Şimdi yaşansa komik gelir lakin o yıllarda, Boğaz’dan giren bir Sovyet gemisinin ilginç bir büyüsü vardı. Beykoz’dan Üsküdar önüne “nazlı nazlı süzülürken” semtin TKP’li abilerine ve ablalarına sol yumruklarını kaldırtacak kadar etkili bir şeydi. Sadece Türkiye’de değil neredeyse dünyanın tamamında tabu sayılan bu simgenin Boğaz’dan içeri girdiği an, ülkeye sinmiş faşizmin en aciz kaldığı andı. Okul camından parmakla işaret edip anlamı sorulduğu vakit, öğretmene meslek hayatının en zor anlarını yaşatan bu sembole meftun olmuş ana babaların çocuklar olarak Che’ye vurulmamız uzun sürmedi.

Kâğıt üzerine kalemi hiç kaldırmadan bir kerede nakşedilen Che resmini, birkaç kareli defter sonunda iyice öğrenmiştik.

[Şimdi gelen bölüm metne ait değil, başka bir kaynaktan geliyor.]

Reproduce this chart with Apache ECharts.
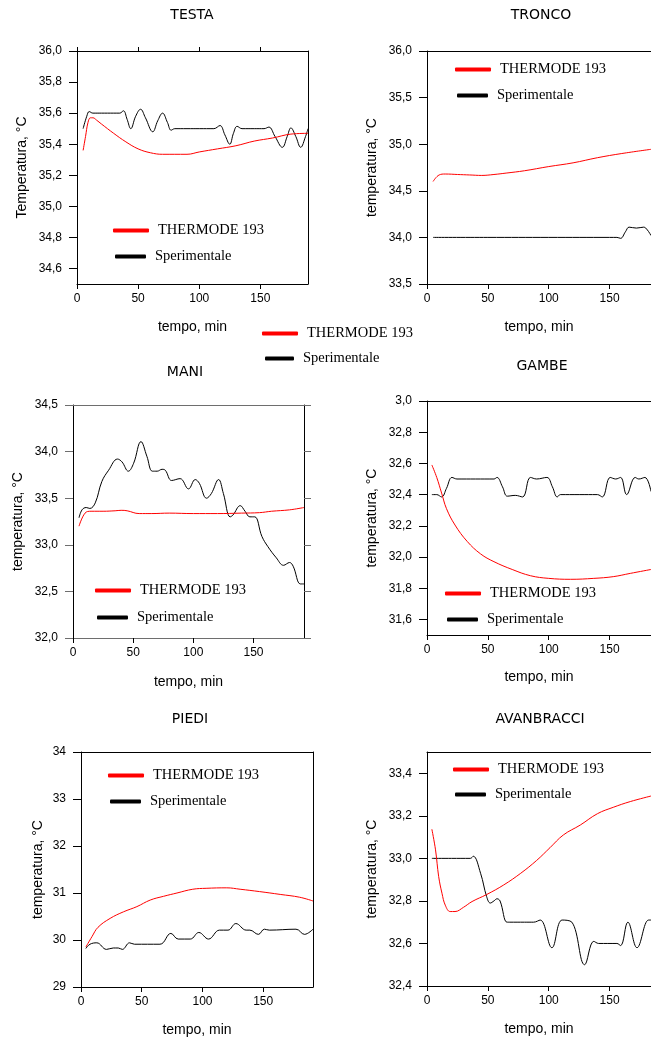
<!DOCTYPE html>
<html>
<head>
<meta charset="utf-8">
<script src="https://cdn.jsdelivr.net/npm/echarts@6/dist/echarts.min.js"></script>
<style>
html,body{margin:0;padding:0;background:#fff;}
#c{width:651px;height:1041px;}
</style>
</head>
<body>
<div id="c"></div>
<script>
// ---------- DATA ----------
const titles = ['TESTA', 'TRONCO', 'MANI', 'GAMBE', 'PIEDI', 'AVANBRACCI'];
const yNames = ['Temperatura, °C', 'temperatura, °C', 'temperatura, °C', 'temperatura, °C', 'temperatura, °C', 'temperatura, °C'];
const xName = 'tempo, min';
const modelName = 'THERMODE 193';
const expName = 'Sperimentale';
const xTicks = [0, 50, 100, 150];

const testaTicks = [34.6, 34.8, 35.0, 35.2, 35.4, 35.6, 35.8, 36.0];
const troncoTicks = [33.5, 34.0, 34.5, 35.0, 35.5, 36.0];
const maniTicks = [32.0, 32.5, 33.0, 33.5, 34.0, 34.5];
const gambeTicks = [31.6, 31.8, 32.0, 32.2, 32.4, 32.6, 32.8, 33.0];
const gambeTickLabels = ['31,6', '31,8', '32,0', '32,2', '32,4', '32,6', '32,8', '3,0'];
const piediTicks = [29, 30, 31, 32, 33, 34];
const avanTicks = [32.4, 32.6, 32.8, 33.0, 33.2, 33.4];

const testaModel = [[5,35.36],[7,35.45],[9,35.54],[11,35.57],[13,35.57],[16,35.555],[20,35.53],[30,35.47],[40,35.415],[50,35.37],[60,35.345],[70,35.335],[90,35.335],[100,35.35],[115,35.37],[130,35.39],[145,35.42],[160,35.44],[175,35.465],[189,35.47]];
const testaExp = [[5,35.50],[8,35.58],[10,35.61],[13,35.60],[20,35.60],[30,35.60],[35,35.60],[38,35.615],[41,35.56],[44,35.50],[48,35.58],[52,35.625],[56,35.57],[62,35.48],[66,35.55],[70,35.60],[74,35.54],[77,35.49],[80,35.50],[90,35.50],[100,35.50],[112,35.50],[117,35.52],[121,35.46],[125,35.40],[128,35.47],[131,35.515],[135,35.50],[145,35.50],[153,35.50],[157,35.51],[162,35.45],[168,35.38],[172,35.45],[175,35.505],[179,35.45],[183,35.38],[187,35.45],[189,35.50]];

const troncoModel = [[5,34.60],[10,34.67],[15,34.68],[25,34.675],[35,34.67],[45,34.665],[55,34.675],[65,34.69],[80,34.715],[100,34.76],[120,34.80],[140,34.855],[160,34.90],[184,34.945]];
const troncoExp = [[5,34.0],[50,34.0],[100,34.0],[150,34.0],[156,34.0],[159,33.99],[163,34.06],[166,34.11],[172,34.10],[178,34.11],[181,34.08],[184,34.02]];

const maniModel = [[5,33.20],[10,33.34],[15,33.36],[25,33.36],[35,33.365],[40,33.37],[45,33.365],[55,33.335],[65,33.335],[80,33.34],[100,33.335],[120,33.335],[140,33.34],[155,33.345],[165,33.36],[180,33.375],[192,33.40]];
const maniExp = [[5,33.29],[7.5,33.375],[11,33.40],[14,33.39],[18.5,33.45],[24,33.68],[29.6,33.80],[37,33.92],[40.7,33.89],[46,33.79],[50.4,33.875],[56.5,34.107],[61.4,33.95],[66,33.79],[70,33.79],[74,33.81],[76.7,33.80],[82,33.69],[89,33.71],[96,33.60],[101.6,33.70],[105,33.66],[111,33.50],[115,33.55],[121,33.70],[125,33.55],[130.6,33.30],[133,33.32],[139,33.42],[143,33.36],[147,33.30],[151,33.30],[157,33.09],[162,32.98],[169,32.86],[175,32.78],[180,32.81],[183,32.77],[189,32.58],[192,32.58]];

const gambeModel = [[4,32.59],[8,32.51],[12,32.41],[16,32.31],[23,32.205],[33,32.10],[44,32.02],[55,31.97],[70,31.92],[85,31.88],[100,31.863],[118,31.857],[137,31.863],[153,31.874],[167,31.895],[184,31.92]];
const gambeExp = [[4,32.40],[8,32.40],[12,32.385],[16,32.44],[20.5,32.51],[24.6,32.50],[40,32.50],[55,32.50],[57.5,32.51],[62,32.45],[66,32.39],[72.5,32.395],[78.5,32.385],[85,32.51],[90,32.50],[98.5,32.51],[103,32.45],[107,32.385],[109.5,32.40],[125,32.40],[140,32.40],[144,32.385],[150.5,32.51],[155,32.50],[159,32.51],[164,32.40],[171,32.51],[174,32.50],[179,32.51],[184,32.42]];

const piediModel = [[4,29.85],[9,30.07],[14,30.27],[24,30.46],[35,30.60],[46,30.71],[57,30.85],[68,30.93],[79,31.00],[92,31.08],[103,31.10],[120,31.11],[131,31.08],[147,31.03],[164,30.97],[180,30.91],[191,30.83]];
const piediExp = [[4,29.82],[7.4,29.91],[13,29.94],[21,29.80],[26.6,29.83],[30.7,29.83],[34,29.80],[40,29.94],[44,29.91],[65,29.91],[74,30.14],[80,30.02],[90,30.02],[97,30.16],[105,30.02],[114,30.21],[121,30.21],[127.5,30.35],[136,30.21],[139,30.21],[146,30.12],[151,30.23],[155,30.21],[177,30.23],[184,30.12],[191,30.23]];

const avanModel = [[4,33.137],[7,33.04],[9.6,32.914],[12.3,32.836],[15,32.78],[19,32.75],[23,32.75],[30,32.77],[37,32.797],[49,32.83],[63,32.875],[77,32.93],[90,32.99],[101,33.05],[112,33.11],[126,33.157],[140,33.21],[153,33.24],[167,33.267],[184,33.293]];
const avanExp = [[4,33.0],[20,33.0],[35.6,33.0],[38,33.01],[44,32.93],[49,32.82],[52,32.79],[55,32.80],[57.5,32.81],[60,32.80],[65.7,32.70],[68,32.70],[80,32.70],[87.6,32.70],[93,32.71],[102.6,32.58],[111,32.71],[119,32.70],[129.5,32.50],[137,32.61],[141,32.60],[156,32.60],[159,32.59],[165,32.70],[172.5,32.58],[182,32.71],[184,32.71]];

// ---------- LAYOUT ----------
const SANS = 'Liberation Sans, Arial, sans-serif';
const SERIF = 'Liberation Serif, Times New Roman, serif';
const panels = [
  {grid:{left:77,top:51,width:231,height:233}, xmax:189, ymin:34.5, ymax:36.0, ticks:testaTicks, model:testaModel, exp:testaExp, box:true, topTicks:true, title:[192,8], nameGap:48, xGap:36, leg:[113,230,115,256]},
  {grid:{left:427,top:51,width:224,height:233}, xmax:184, ymin:33.5, ymax:36.0, ticks:troncoTicks, model:troncoModel, exp:troncoExp, box:false, title:[541,8], nameGap:48, xGap:36, leg:[455,69,457,95]},
  {grid:{left:73,top:405,width:231,height:233}, xmax:192, ymin:32.0, ymax:34.5, ticks:maniTicks, model:maniModel, exp:maniExp, box:true, rightTicks:true, gray:true, title:[185,365], nameGap:48, xGap:37, leg:[95,590,97,617]},
  {grid:{left:427,top:401,width:224,height:234}, xmax:184, ymin:31.5, ymax:33.0, ticks:gambeTicks, labels:gambeTickLabels, model:gambeModel, exp:gambeExp, box:false, title:[542,359], nameGap:48, xGap:35, leg:[445,593,447,619]},
  {grid:{left:81,top:752,width:232,height:235}, xmax:191, ymin:29, ymax:34, ticks:piediTicks, integer:true, model:piediModel, exp:piediExp, box:true, title:[190,712], nameGap:36, xGap:36, leg:[108,775,110,801]},
  {grid:{left:427,top:752,width:224,height:234}, xmax:184, ymin:32.4, ymax:33.5, ticks:avanTicks, model:avanModel, exp:avanExp, box:false, title:[540,712], nameGap:48, xGap:36, leg:[453,769,455,794]}
];

const RED = '#ff0000';
const BLACK = '#000000';

const option = {
  animation:false,
  backgroundColor:'#fff',
  title:[], grid:[], xAxis:[], yAxis:[], series:[], legend:[]
};

function fmt(p){
  return function(v){
    if (p.labels){ const i = p.ticks.findIndex(t=>Math.abs(t-v)<1e-6); if(i>=0) return p.labels[i]; }
    if (p.integer) return String(Math.round(v));
    return v.toFixed(1).replace('.', ',');
  };
}

function addLegend(name, color, left, cy, width){
  option.legend.push({
    data:[{name:name, itemStyle:{color:color}}],
    orient:'vertical', left:left, top:cy-7, padding:0,
    icon:'roundRect', itemWidth:width, itemHeight:4,
    selectedMode:false,
    textStyle:{fontFamily:SERIF, fontSize:14.5, color:'#000', padding:[0,0,0,4]}
  });
}

panels.forEach((p, i) => {
  const lineCol = p.gray ? '#6e6e6e' : '#000';
  option.grid.push(Object.assign({containLabel:false}, p.grid));
  option.title.push({
    text:titles[i], left:p.title[0], top:p.title[1], textAlign:'center', padding:0,
    textStyle:{fontFamily:'DejaVu Sans, sans-serif', fontSize:14, fontWeight:'normal', color:'#000'}
  });
  // bottom x axis
  option.xAxis.push({
    type:'value', gridIndex:i, min:0, max:p.xmax, position:'bottom',
    axisLine:{show:true, onZero:false, lineStyle:{color:lineCol, width:1}},
    axisTick:{show:true, inside:false, length:5, customValues:xTicks, lineStyle:{color:'#000'}},
    axisLabel:{show:true, customValues:xTicks, margin:9, fontFamily:SANS, fontSize:12, color:'#000'},
    splitLine:{show:false},
    name:xName, nameLocation:'middle', nameGap:p.xGap,
    nameTextStyle:{fontFamily:SANS, fontSize:14, color:'#000'}
  });
  // top x axis (frame)
  option.xAxis.push({
    type:'value', gridIndex:i, min:0, max:p.xmax, position:'top',
    axisLine:{show:true, onZero:false, lineStyle:{color:lineCol, width:1}},
    axisTick:{show:!!p.topTicks, inside:false, length:4, customValues:xTicks, lineStyle:{color:'#000'}},
    axisLabel:{show:false}, splitLine:{show:false}
  });
  // left y axis
  option.yAxis.push({
    type:'value', gridIndex:i, min:p.ymin, max:p.ymax, position:'left',
    axisLine:{show:true, onZero:false, lineStyle:{color:'#000', width:1}},
    axisTick:{show:true, inside:false, length:8, customValues:p.ticks, lineStyle:{color:lineCol}},
    axisLabel:{show:true, customValues:p.ticks, formatter:fmt(p), margin:15, fontFamily:SANS, fontSize:12, color:'#000'},
    splitLine:{show:false},
    name:yNames[i], nameLocation:'middle', nameGap:p.nameGap, nameRotate:90,
    nameTextStyle:{fontFamily:SANS, fontSize:14, color:'#000'}
  });
  // right y axis (frame)
  option.yAxis.push({
    type:'value', gridIndex:i, min:p.ymin, max:p.ymax, position:'right',
    axisLine:{show:p.box, onZero:false, lineStyle:{color:'#000', width:1}},
    axisTick:{show:!!p.rightTicks, inside:false, length:7, customValues:p.ticks, lineStyle:{color:lineCol}},
    axisLabel:{show:false}, splitLine:{show:false}
  });
  option.series.push({
    type:'line', name:modelName, xAxisIndex:2*i, yAxisIndex:2*i, data:p.model,
    smooth:0.4, showSymbol:false, symbol:'none', clip:true,
    lineStyle:{color:RED, width:1}, itemStyle:{color:RED}, z:3
  });
  option.series.push({
    type:'line', name:expName, xAxisIndex:2*i, yAxisIndex:2*i, data:p.exp,
    smooth:0.4, showSymbol:false, symbol:'none', clip:true,
    lineStyle:{color:BLACK, width:1}, itemStyle:{color:BLACK}, z:2
  });
  addLegend(modelName, RED, p.leg[0], p.leg[1], 36);
  addLegend(expName, BLACK, p.leg[2], p.leg[3], 31);
});
// stray legend between panels
addLegend(modelName, RED, 262, 333, 36);
addLegend(expName, BLACK, 265, 358, 29);

const chart = echarts.init(document.getElementById('c'), null, {renderer:'canvas', width:651, height:1041});
chart.setOption(option);
</script>
</body>
</html>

Bu hüner üniversitede okuyan politik abi ve ablaların şaşırmaktan ya da sevinmekten ziyade, taktire şayan karşıladığı bir hünerdi. Bir abi ya da abla tarafından ders çalıştırılıyorken deftere elini kaldırmadan daan diye çizilen Che, en az Boğaz’dan geçen orak çekiç kadar değerliydi.

Arad, birkaç yıl sonra ailesiyle birlikte Fransa’ya kaçmayı başaran ağabeyinin yanına gittiğinde, yerinden yurdundan edilmenin ne anlama geldiğini iyice anlamıştık.

Aşağı mahallenin yani Suyolcu Bekir sokağı yolu boyunca oturan bugün yaşını kırklara yaslamış tüm genç tekaütlerinin, politik bir birey olmasının birinci dereceden Arad’la ilgisi vardır. En azından kuvvetli bir ihtimaldir.
O yüzden Marjane Satrapi’nin Persepolis filmi, Suyolcu Bekir Sokak boyu oturan gençlerin istisnasız en değerli filmlerinden biridir.